When you are betting on the movement of financial instruments, it is vitally important that you have a strategy planned out. This strategy needs to cover how you will select the opportunities that you might trade, how you will enter, exit and size your positions as well as where you will place your stops.
Support and resistance are useful features of price action that you can use to profit from in financial spread betting. This article firstly looks at the definitions of support and resistance and then looks at a couple of examples of how you can use them to your advantage.
Support represents a price level at which more buyers than sellers have historically been found. If you look back at a chart of recent price action, you may see that there are certain levels of price that the instrument has fallen down to only to bounce back up again. These price levels are significant in our financial spread betting because history often repeats itself. If there is a price level at which more buyers than sellers have been found before to support the price level, then there is a chance that more buyers might be found there again.

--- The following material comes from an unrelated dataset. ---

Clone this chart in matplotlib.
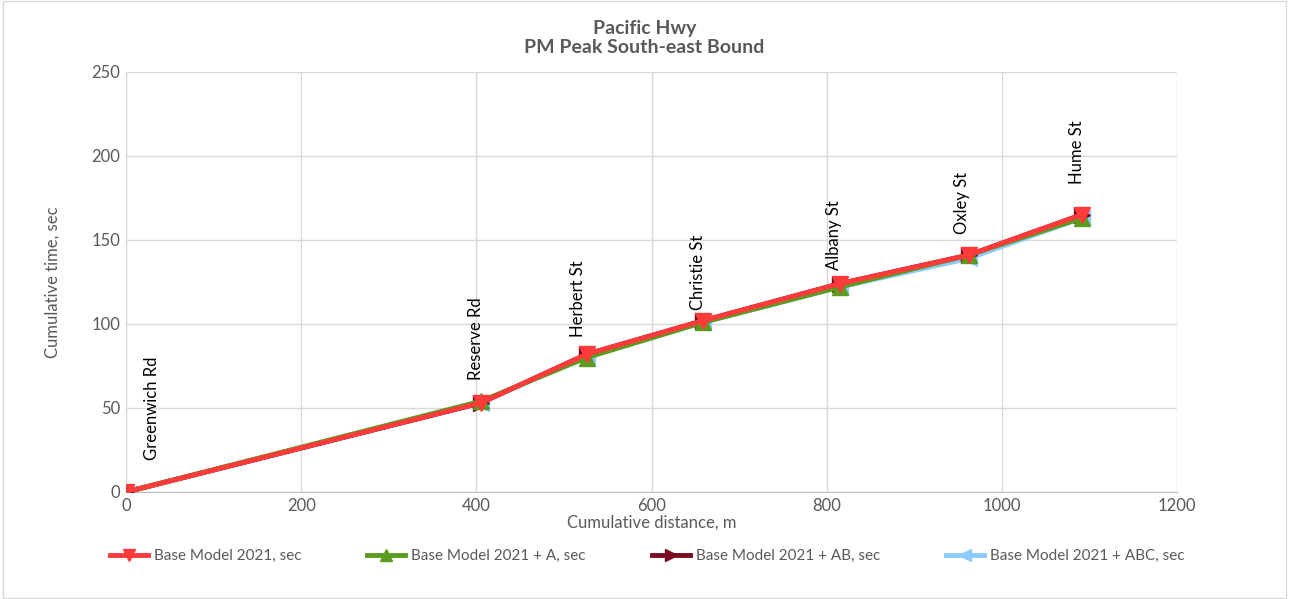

Resistance is the opposite of support and represents a price level at which more sellers than buyers have historically been found. You may see on a chart that price has historically risen to a certain level but failed to break through and retreated. Again, these levels are significant in our trading because history often repeats itself. There is a chance that if more sellers than buyers have been found at that price level before, then more sellers might be found there again.

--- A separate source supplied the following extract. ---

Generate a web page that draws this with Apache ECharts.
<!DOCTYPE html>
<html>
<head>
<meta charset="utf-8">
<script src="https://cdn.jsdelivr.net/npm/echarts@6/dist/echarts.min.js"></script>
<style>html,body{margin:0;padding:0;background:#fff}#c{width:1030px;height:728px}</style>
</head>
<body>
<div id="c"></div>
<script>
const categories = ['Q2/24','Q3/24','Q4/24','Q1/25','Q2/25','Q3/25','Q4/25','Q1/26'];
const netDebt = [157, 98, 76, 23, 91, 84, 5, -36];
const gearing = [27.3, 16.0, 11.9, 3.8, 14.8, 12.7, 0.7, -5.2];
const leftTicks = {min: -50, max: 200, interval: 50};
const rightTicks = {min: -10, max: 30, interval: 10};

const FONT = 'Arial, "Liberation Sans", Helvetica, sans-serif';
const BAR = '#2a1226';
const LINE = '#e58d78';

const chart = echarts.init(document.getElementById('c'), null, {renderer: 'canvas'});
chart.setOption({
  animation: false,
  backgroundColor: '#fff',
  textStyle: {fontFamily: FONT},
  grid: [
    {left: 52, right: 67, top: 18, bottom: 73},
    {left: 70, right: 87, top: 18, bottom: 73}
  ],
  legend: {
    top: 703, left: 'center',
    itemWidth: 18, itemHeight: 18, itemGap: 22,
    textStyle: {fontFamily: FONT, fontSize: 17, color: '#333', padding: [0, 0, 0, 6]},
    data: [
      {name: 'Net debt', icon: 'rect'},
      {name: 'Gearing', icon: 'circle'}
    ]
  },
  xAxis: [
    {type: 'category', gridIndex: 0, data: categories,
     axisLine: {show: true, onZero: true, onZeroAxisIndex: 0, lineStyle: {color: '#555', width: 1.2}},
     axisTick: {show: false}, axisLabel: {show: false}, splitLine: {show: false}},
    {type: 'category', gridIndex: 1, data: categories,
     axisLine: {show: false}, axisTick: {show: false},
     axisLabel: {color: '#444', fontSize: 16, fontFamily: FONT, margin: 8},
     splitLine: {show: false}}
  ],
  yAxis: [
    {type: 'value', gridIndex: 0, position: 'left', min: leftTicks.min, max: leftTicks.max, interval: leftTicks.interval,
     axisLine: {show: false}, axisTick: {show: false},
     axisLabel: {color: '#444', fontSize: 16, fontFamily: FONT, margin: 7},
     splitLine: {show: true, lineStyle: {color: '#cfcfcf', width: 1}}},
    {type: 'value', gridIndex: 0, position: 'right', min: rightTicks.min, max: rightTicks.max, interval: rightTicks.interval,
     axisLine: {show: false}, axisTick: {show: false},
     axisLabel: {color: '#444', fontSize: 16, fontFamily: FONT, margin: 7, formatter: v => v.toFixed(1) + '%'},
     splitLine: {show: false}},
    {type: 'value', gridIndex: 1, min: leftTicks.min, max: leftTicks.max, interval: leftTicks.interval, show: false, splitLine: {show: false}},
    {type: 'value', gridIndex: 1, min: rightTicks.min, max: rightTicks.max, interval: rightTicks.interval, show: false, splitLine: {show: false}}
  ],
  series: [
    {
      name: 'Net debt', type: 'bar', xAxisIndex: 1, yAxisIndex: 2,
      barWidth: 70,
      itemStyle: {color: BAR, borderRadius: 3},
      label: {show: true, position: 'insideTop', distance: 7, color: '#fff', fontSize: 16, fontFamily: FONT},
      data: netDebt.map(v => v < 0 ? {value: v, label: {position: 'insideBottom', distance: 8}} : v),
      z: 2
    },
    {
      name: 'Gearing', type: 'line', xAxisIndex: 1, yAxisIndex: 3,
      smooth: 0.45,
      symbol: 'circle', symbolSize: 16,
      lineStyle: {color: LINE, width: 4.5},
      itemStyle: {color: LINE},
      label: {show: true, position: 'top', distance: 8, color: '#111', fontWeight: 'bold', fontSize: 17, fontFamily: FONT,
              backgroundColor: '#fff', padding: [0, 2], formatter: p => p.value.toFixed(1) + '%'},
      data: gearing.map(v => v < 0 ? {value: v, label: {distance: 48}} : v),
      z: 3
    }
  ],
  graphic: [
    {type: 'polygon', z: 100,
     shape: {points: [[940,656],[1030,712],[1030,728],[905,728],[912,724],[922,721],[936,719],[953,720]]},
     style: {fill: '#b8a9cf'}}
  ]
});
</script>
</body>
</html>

We can create trading strategies using support and resistance by closely examining what happens at these critical levels. Price will either bounce off the support or resistance level or it will break through it. We can devise trading strategies to profit from either occurrence, but it pays to always try to trade with the underlying market trend.

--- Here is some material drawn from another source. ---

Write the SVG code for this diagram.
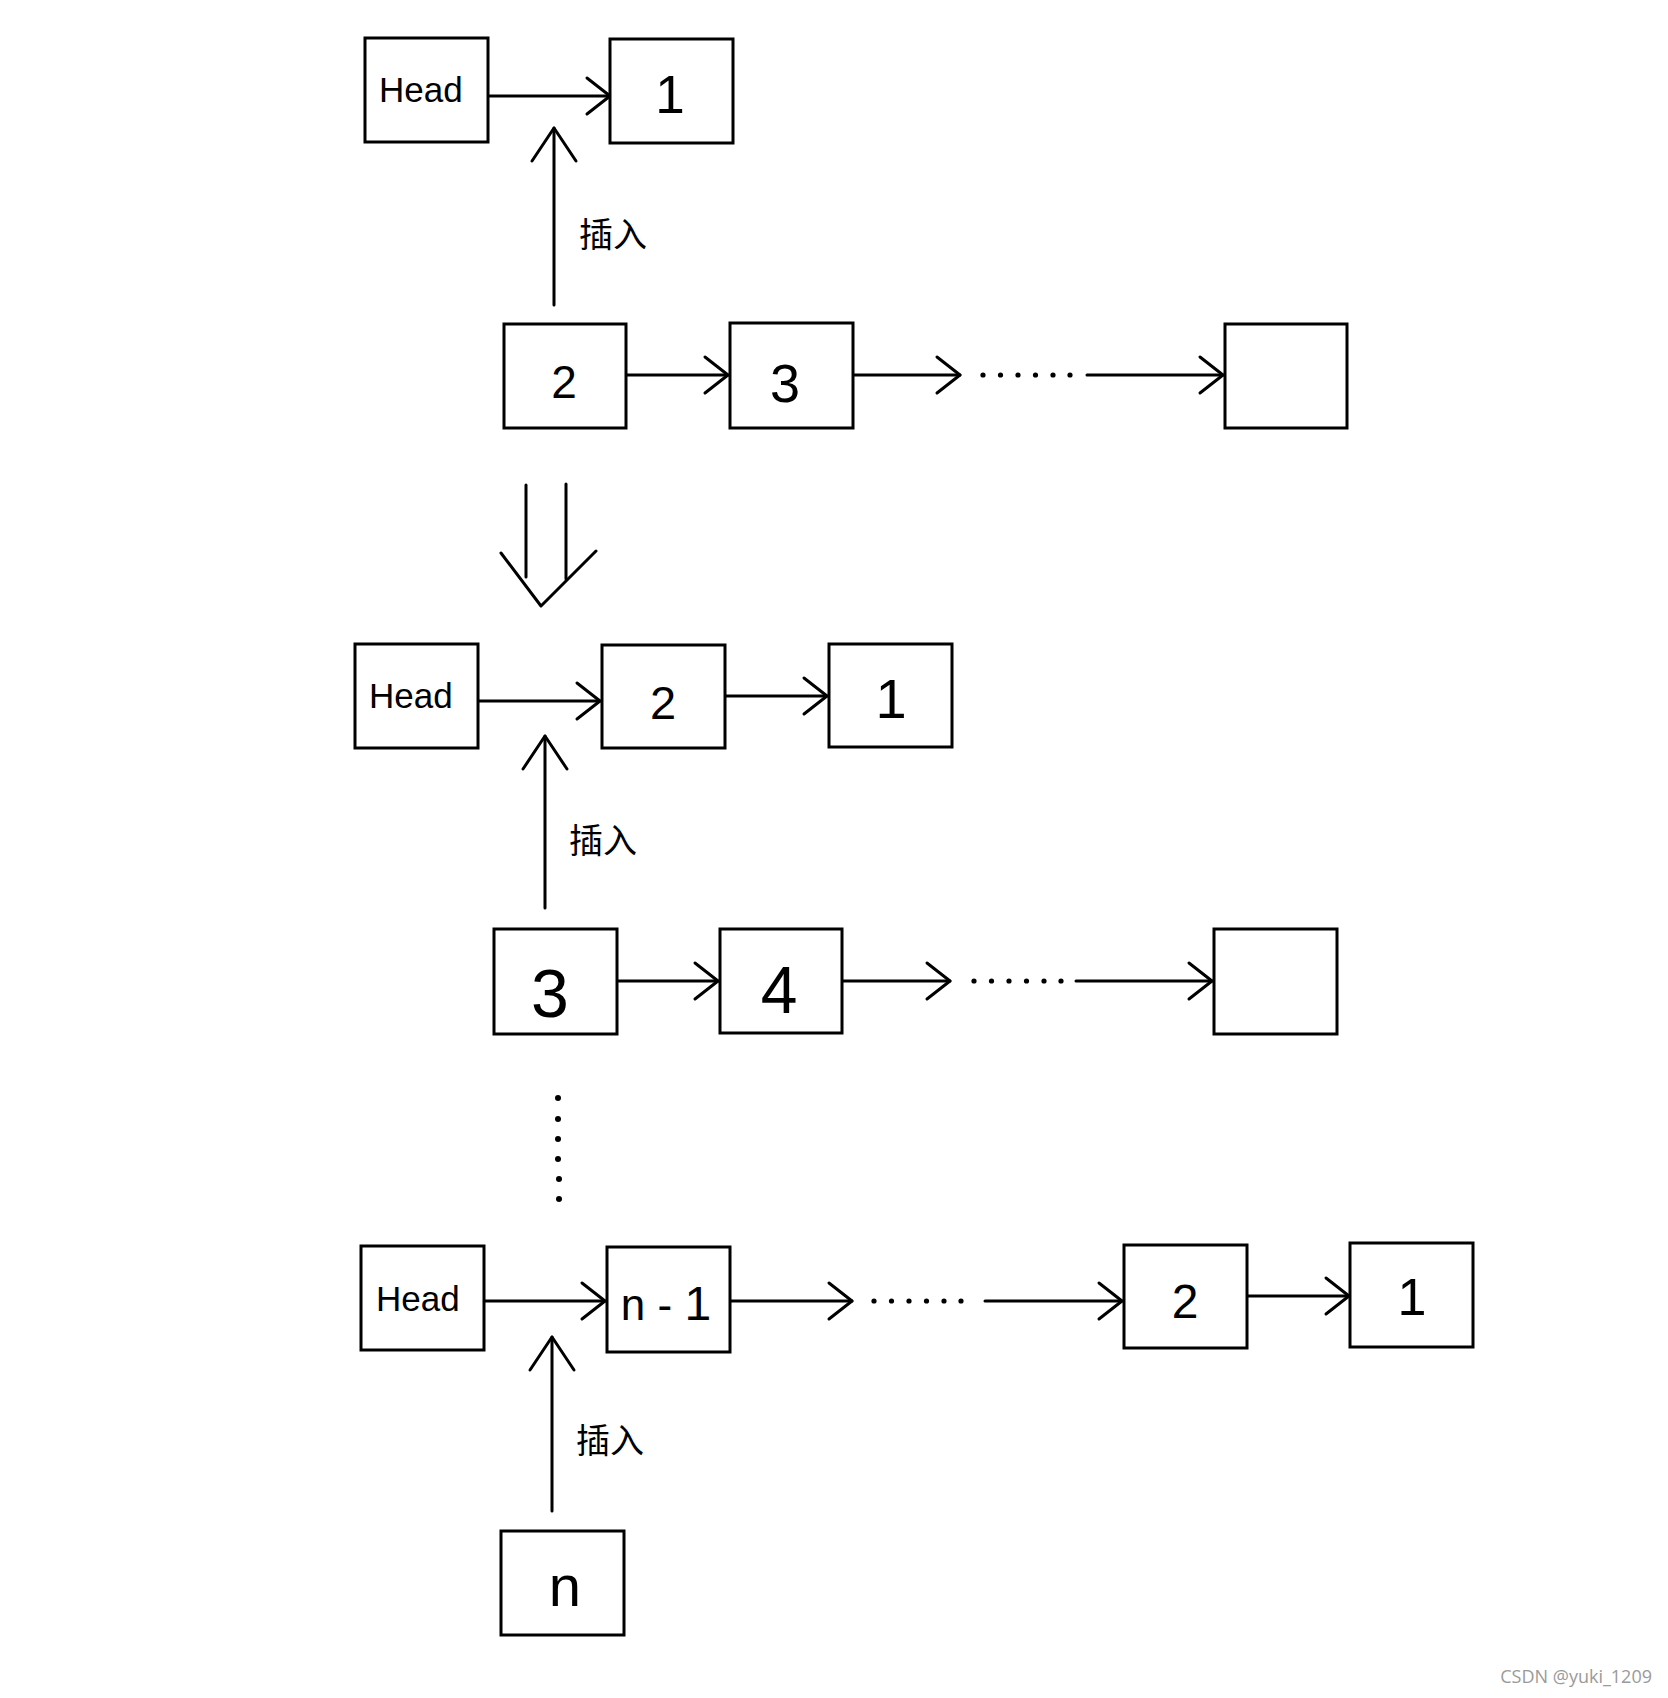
<svg xmlns="http://www.w3.org/2000/svg" width="1668" height="1698" viewBox="0 0 1668 1698">
<style>
.box{fill:#fff;stroke:#000;stroke-width:3}
.ln{fill:none;stroke:#000;stroke-width:3;stroke-linecap:round;stroke-linejoin:round}
.hd{font-family:"Liberation Sans",Arial,sans-serif;font-size:35px;fill:#000}
.dg{font-family:"Liberation Sans",Arial,sans-serif;fill:#000;text-anchor:middle}
.cn{font-family:"Noto Sans CJK SC","Noto Sans",sans-serif;font-size:34px;fill:#000}
.dot{fill:#000}
.wm{font-family:"Open Sans","Liberation Sans",sans-serif;font-size:18px;fill:#9a9a9a;text-anchor:end}
</style>
<defs>
<marker id="ah" markerUnits="userSpaceOnUse" markerWidth="40" markerHeight="50" refX="0" refY="0" viewBox="-30 -25 35 50" orient="auto" overflow="visible">
<path d="M-23,-18 L0,0 L-23,18" fill="none" stroke="#000" stroke-width="3" stroke-linecap="round" stroke-linejoin="round"/>
</marker>
<marker id="av" markerUnits="userSpaceOnUse" markerWidth="50" markerHeight="60" refX="0" refY="0" viewBox="-40 -30 45 60" orient="auto" overflow="visible">
<path d="M-33,-22 L0,0 L-33,22" fill="none" stroke="#000" stroke-width="3" stroke-linecap="round" stroke-linejoin="round"/>
</marker>
</defs>
<rect width="1668" height="1698" fill="#fff"/>

<g id="connectors">
<line class="ln" x1="473" y1="96" x2="610" y2="96" marker-end="url(#ah)"/>
<line class="ln" x1="554" y1="305" x2="554" y2="128" marker-end="url(#av)"/>
<line class="ln" x1="611" y1="375" x2="728" y2="375" marker-end="url(#ah)"/>
<line class="ln" x1="827" y1="375" x2="960" y2="375" marker-end="url(#ah)"/>
<line class="ln" x1="1087" y1="375" x2="1223" y2="375" marker-end="url(#ah)"/>
<line class="ln" x1="526" y1="485" x2="526" y2="577"/>
<line class="ln" x1="566" y1="484" x2="566" y2="579"/>
<polyline class="ln" points="501,553 541,606 596,551"/>
<line class="ln" x1="464" y1="701" x2="600" y2="701" marker-end="url(#ah)"/>
<line class="ln" x1="711" y1="696" x2="827" y2="696" marker-end="url(#ah)"/>
<line class="ln" x1="545" y1="908" x2="545" y2="736" marker-end="url(#av)"/>
<line class="ln" x1="601" y1="981" x2="718" y2="981" marker-end="url(#ah)"/>
<line class="ln" x1="817" y1="981" x2="950" y2="981" marker-end="url(#ah)"/>
<line class="ln" x1="1076" y1="981" x2="1212" y2="981" marker-end="url(#ah)"/>
<line class="ln" x1="471" y1="1301" x2="605" y2="1301" marker-end="url(#ah)"/>
<line class="ln" x1="717" y1="1301" x2="852" y2="1301" marker-end="url(#ah)"/>
<line class="ln" x1="985" y1="1301" x2="1122" y2="1301" marker-end="url(#ah)"/>
<line class="ln" x1="1233" y1="1296" x2="1349" y2="1296" marker-end="url(#ah)"/>
<line class="ln" x1="552" y1="1511" x2="552" y2="1337" marker-end="url(#av)"/>
</g>

<g id="dots">
<circle class="dot" cx="983" cy="375" r="2.6"/><circle class="dot" cx="1000.5" cy="375" r="2.6"/><circle class="dot" cx="1018" cy="375" r="2.6"/><circle class="dot" cx="1035.5" cy="375" r="2.6"/><circle class="dot" cx="1053" cy="375" r="2.6"/><circle class="dot" cx="1070" cy="375" r="2.6"/>
<circle class="dot" cx="974" cy="981" r="2.6"/><circle class="dot" cx="991.5" cy="981" r="2.6"/><circle class="dot" cx="1009" cy="981" r="2.6"/><circle class="dot" cx="1026.5" cy="981" r="2.6"/><circle class="dot" cx="1044" cy="981" r="2.6"/><circle class="dot" cx="1061" cy="981" r="2.6"/>
<circle class="dot" cx="874" cy="1301" r="2.6"/><circle class="dot" cx="891.5" cy="1301" r="2.6"/><circle class="dot" cx="909" cy="1301" r="2.6"/><circle class="dot" cx="926.5" cy="1301" r="2.6"/><circle class="dot" cx="944" cy="1301" r="2.6"/><circle class="dot" cx="961" cy="1301" r="2.6"/>
<circle class="dot" cx="558" cy="1098" r="3"/><circle class="dot" cx="558" cy="1119" r="3"/><circle class="dot" cx="558" cy="1139" r="3"/><circle class="dot" cx="558" cy="1159" r="3"/><circle class="dot" cx="559" cy="1179" r="3"/><circle class="dot" cx="559" cy="1199" r="3"/>
</g>

<g id="labels">
<text class="cn" x="579" y="247">插入</text>
<text class="cn" x="569" y="853">插入</text>
<text class="cn" x="576" y="1453">插入</text>
</g>

<g id="head1"><rect class="box" x="365" y="38" width="123" height="104"/><text class="hd" x="379" y="102">Head</text></g>
<g id="r1n1"><rect class="box" x="610" y="39" width="123" height="104"/><text class="dg" x="670" y="113" font-size="53">1</text></g>

<g id="r2n2"><rect class="box" x="504" y="324" width="122" height="104"/><text class="dg" x="564" y="398" font-size="46">2</text></g>
<g id="r2n3"><rect class="box" x="730" y="323" width="123" height="105"/><text class="dg" x="785" y="402" font-size="54">3</text></g>
<g id="r2last"><rect class="box" x="1225" y="324" width="122" height="104"/></g>

<g id="head2"><rect class="box" x="355" y="644" width="123" height="104"/><text class="hd" x="369" y="708">Head</text></g>
<g id="r3n2"><rect class="box" x="602" y="645" width="123" height="103"/><text class="dg" x="663" y="719" font-size="47">2</text></g>
<g id="r3n1"><rect class="box" x="829" y="644" width="123" height="103"/><text class="dg" x="891" y="718" font-size="56">1</text></g>

<g id="r4n3"><rect class="box" x="494" y="929" width="123" height="105"/><text class="dg" x="550" y="1017" font-size="68">3</text></g>
<g id="r4n4"><rect class="box" x="720" y="929" width="122" height="104"/><text class="dg" x="779" y="1013" font-size="66">4</text></g>
<g id="r4last"><rect class="box" x="1214" y="929" width="123" height="105"/></g>

<g id="head3"><rect class="box" x="361" y="1246" width="123" height="104"/><text class="hd" x="376" y="1311">Head</text></g>
<g id="r5nm1"><rect class="box" x="607" y="1247" width="123" height="105"/><text class="dg" x="666" y="1320" font-size="44">n - <tspan font-size="48">1</tspan></text></g>
<g id="r5n2"><rect class="box" x="1124" y="1245" width="123" height="103"/><text class="dg" x="1185" y="1318" font-size="48">2</text></g>
<g id="r5n1"><rect class="box" x="1350" y="1243" width="123" height="104"/><text class="dg" x="1412" y="1315" font-size="52">1</text></g>

<g id="nodeN"><rect class="box" x="501" y="1531" width="123" height="104"/><text class="dg" x="565" y="1606" font-size="58">n</text></g>

<text class="wm" x="1652" y="1683">CSDN @yuki_1209</text>
</svg>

Trading breakouts through resistance is a profitable strategy. If the underlying market is bullish, we want to favour longs in our trade selection. If, for example, we find a stock that is climbing with momentum as the underlying market is moving up, it is a good candidate for a long trade. If that stock has previously bounced off resistance levels and is now approaching those levels, we may want to enter a long position if price breaks through. Once in the trade, our stop loss is placed slightly below the level of prior resistance because this level now becomes our support.
If the market is bullish and our stock has been climbing but is now retracing, we can use support levels to enter another trade with a tight stop. As the stock retraces to our support level, we can enter a long position as soon as it bounces off the support level. Our stop loss is again just underneath that level of support.
Short set ups can be found when these conditions are reversed. In both these trade set ups, don’t assume that the market will do what you want. Always wait for confirmation of the set up before entering your trade. This will allow you to achieve an acceptable win/loss ratio.